*Data lines:*
++++++
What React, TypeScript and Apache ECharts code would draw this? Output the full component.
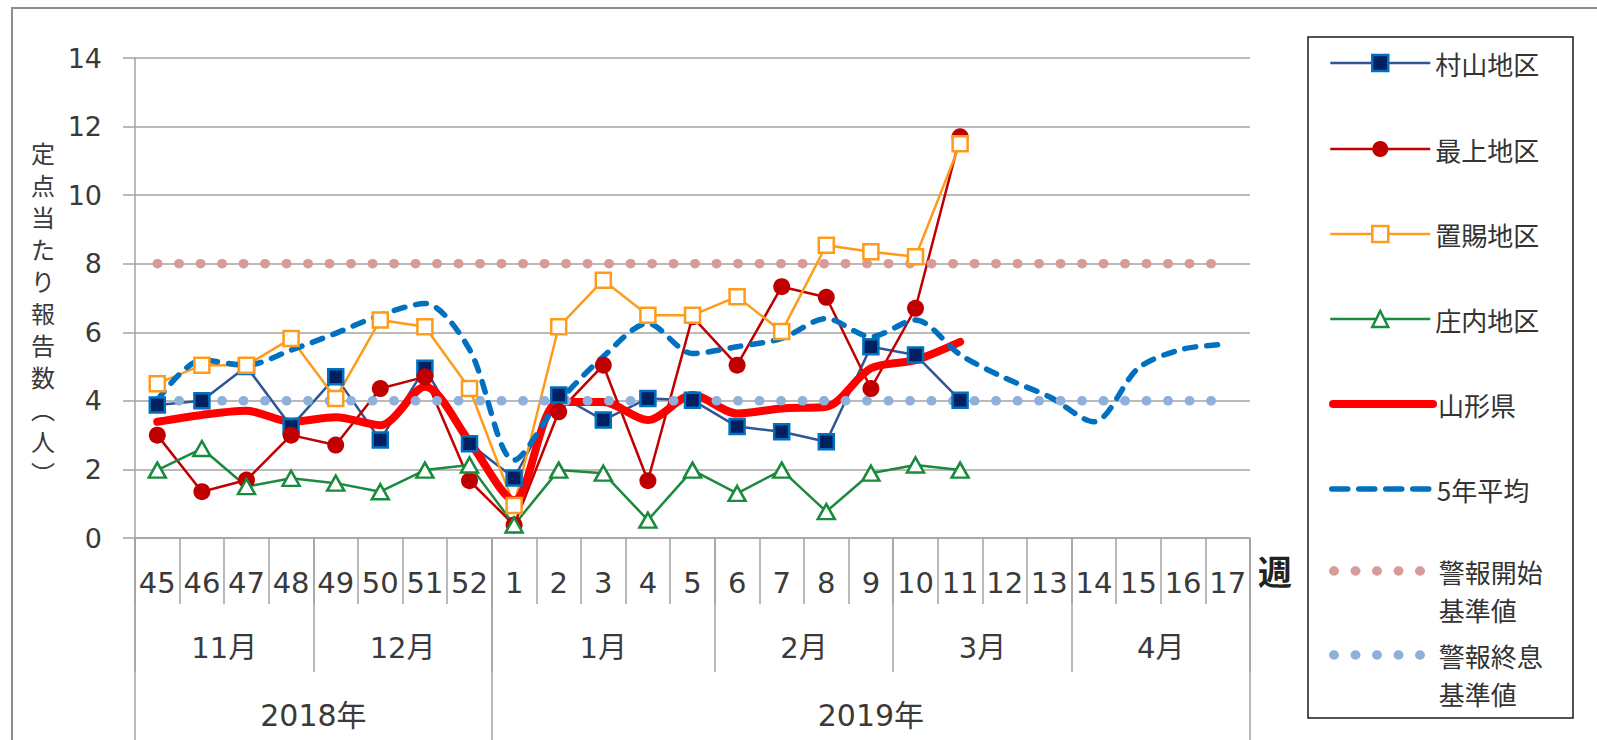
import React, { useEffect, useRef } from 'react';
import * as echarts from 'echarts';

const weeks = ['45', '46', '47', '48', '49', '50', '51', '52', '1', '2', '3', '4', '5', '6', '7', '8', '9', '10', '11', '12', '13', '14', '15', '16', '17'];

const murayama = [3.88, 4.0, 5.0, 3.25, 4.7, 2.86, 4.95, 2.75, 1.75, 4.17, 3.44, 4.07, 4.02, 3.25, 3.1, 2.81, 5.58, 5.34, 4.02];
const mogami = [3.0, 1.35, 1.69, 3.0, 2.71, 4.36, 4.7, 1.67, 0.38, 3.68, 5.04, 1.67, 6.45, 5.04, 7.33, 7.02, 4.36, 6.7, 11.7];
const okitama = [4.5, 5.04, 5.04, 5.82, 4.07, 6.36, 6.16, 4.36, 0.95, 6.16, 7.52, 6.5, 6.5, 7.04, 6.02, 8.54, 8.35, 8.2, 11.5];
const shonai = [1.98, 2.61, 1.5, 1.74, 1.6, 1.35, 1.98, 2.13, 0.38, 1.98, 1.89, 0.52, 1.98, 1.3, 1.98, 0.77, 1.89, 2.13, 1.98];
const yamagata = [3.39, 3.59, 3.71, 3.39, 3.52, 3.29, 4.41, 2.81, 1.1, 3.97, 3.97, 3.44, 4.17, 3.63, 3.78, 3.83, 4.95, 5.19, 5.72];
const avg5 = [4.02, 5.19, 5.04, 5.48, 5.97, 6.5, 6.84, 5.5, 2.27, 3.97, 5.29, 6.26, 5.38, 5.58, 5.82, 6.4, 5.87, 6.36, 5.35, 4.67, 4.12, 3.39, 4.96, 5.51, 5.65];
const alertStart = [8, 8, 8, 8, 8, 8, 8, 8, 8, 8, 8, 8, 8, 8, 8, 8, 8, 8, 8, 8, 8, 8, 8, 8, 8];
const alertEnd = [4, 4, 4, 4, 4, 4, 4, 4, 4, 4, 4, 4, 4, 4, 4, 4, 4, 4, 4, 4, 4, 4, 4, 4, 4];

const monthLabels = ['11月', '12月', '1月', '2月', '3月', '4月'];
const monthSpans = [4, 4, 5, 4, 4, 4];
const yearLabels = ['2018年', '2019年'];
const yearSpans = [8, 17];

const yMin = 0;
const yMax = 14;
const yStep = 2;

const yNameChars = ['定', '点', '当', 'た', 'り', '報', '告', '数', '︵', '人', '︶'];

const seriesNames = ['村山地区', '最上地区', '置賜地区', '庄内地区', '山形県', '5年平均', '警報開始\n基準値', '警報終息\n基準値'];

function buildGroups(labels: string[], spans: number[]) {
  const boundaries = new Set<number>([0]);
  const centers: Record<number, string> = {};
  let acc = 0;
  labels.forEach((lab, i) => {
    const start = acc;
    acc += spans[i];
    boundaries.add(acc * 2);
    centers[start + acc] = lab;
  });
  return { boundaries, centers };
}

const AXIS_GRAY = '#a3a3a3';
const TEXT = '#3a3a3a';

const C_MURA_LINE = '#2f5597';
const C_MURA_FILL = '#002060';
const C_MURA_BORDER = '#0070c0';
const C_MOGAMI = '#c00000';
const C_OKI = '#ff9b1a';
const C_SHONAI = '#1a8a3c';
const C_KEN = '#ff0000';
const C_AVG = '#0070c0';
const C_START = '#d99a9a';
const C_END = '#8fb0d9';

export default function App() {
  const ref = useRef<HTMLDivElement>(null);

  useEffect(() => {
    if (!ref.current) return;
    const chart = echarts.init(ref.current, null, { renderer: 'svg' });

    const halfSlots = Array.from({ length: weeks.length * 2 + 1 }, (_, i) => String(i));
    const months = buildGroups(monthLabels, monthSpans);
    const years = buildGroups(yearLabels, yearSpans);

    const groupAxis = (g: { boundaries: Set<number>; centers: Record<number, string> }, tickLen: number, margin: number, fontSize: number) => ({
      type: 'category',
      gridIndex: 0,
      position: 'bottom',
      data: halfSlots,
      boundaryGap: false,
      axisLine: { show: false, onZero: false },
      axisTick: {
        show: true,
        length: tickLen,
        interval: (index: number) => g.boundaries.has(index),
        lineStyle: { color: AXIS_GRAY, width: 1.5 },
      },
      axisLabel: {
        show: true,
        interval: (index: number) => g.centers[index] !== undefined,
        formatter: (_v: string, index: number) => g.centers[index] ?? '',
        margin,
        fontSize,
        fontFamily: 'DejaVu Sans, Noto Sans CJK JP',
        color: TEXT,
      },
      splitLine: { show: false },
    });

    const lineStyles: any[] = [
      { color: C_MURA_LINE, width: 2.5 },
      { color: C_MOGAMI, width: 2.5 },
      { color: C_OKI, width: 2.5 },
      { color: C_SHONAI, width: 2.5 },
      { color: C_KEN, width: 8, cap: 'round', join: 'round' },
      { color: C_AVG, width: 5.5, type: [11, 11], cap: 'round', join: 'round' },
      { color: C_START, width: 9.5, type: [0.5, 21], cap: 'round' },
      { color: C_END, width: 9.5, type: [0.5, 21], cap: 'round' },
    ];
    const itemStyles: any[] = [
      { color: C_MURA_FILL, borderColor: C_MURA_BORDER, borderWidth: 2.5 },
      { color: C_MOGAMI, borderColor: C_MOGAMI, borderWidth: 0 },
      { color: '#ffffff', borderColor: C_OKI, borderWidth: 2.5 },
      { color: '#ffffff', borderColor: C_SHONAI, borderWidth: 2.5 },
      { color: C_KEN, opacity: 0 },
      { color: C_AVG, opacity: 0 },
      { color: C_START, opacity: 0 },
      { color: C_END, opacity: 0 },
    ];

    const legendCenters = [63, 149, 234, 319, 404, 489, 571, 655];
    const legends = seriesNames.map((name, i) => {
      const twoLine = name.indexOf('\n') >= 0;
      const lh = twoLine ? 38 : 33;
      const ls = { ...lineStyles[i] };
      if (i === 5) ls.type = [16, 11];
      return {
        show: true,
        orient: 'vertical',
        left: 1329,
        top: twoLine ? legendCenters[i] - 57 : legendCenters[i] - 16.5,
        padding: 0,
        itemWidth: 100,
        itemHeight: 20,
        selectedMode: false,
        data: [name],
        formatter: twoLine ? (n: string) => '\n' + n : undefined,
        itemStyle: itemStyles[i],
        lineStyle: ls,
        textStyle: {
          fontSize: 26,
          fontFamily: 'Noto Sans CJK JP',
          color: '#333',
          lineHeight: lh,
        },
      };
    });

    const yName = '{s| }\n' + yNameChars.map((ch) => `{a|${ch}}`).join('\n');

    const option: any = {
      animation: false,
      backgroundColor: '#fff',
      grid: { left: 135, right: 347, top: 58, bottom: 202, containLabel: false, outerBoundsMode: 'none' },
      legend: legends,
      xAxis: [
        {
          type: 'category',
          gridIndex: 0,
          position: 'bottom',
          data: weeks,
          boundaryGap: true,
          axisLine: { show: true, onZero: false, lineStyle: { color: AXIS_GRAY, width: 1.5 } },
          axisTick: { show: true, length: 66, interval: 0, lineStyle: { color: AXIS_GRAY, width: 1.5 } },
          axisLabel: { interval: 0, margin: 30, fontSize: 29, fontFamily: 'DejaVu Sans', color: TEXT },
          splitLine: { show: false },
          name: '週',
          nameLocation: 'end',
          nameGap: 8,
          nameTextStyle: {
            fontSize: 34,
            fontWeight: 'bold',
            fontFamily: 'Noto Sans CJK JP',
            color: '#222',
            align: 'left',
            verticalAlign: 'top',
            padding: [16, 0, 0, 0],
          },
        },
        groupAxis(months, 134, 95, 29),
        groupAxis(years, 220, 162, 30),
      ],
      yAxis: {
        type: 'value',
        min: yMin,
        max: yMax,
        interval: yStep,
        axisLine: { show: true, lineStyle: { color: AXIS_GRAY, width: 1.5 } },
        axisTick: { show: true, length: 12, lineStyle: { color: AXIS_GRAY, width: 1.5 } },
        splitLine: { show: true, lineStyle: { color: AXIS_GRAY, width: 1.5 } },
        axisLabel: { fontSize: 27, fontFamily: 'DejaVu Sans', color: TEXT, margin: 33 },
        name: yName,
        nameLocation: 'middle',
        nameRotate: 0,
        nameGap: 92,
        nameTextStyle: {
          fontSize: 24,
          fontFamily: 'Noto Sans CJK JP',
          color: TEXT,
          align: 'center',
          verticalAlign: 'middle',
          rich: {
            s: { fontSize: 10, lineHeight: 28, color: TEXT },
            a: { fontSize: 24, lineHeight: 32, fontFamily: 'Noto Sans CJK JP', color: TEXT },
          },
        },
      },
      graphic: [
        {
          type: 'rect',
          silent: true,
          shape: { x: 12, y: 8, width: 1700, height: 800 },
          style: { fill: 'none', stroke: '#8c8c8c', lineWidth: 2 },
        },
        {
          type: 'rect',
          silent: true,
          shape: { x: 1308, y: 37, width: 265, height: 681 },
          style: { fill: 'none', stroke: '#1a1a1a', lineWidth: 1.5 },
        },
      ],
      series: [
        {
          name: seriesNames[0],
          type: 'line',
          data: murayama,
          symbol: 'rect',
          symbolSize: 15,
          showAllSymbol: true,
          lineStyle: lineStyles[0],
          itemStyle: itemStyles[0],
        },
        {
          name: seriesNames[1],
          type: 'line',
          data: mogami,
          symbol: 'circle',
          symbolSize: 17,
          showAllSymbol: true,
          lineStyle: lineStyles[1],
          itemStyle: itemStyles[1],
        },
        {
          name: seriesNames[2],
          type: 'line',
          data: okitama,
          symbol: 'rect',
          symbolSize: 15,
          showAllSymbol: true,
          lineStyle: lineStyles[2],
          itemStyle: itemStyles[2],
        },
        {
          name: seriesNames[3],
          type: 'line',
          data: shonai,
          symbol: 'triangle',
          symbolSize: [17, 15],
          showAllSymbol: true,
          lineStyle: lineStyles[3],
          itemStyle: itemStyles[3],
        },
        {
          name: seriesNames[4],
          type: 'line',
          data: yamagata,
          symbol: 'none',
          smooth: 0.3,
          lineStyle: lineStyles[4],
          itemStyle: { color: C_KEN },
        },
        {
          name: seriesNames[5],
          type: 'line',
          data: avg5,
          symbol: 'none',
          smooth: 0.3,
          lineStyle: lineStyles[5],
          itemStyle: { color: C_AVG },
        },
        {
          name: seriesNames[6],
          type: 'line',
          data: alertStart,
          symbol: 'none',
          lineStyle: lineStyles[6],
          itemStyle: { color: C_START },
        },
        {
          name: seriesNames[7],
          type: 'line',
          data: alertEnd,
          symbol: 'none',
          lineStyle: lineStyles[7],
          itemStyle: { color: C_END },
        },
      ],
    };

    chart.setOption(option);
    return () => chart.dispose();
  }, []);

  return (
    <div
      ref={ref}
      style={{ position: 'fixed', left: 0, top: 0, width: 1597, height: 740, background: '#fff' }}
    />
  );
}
++++++
*Short task:*
Your task is to restate word for word the lines from the top of the data to the line containing "import * as echarts from 'echarts';", both ends included, with every picture left out.

*Written solution:*
What React, TypeScript and Apache ECharts code would draw this? Output the full component.
import React, { useEffect, useRef } from 'react';
import * as echarts from 'echarts';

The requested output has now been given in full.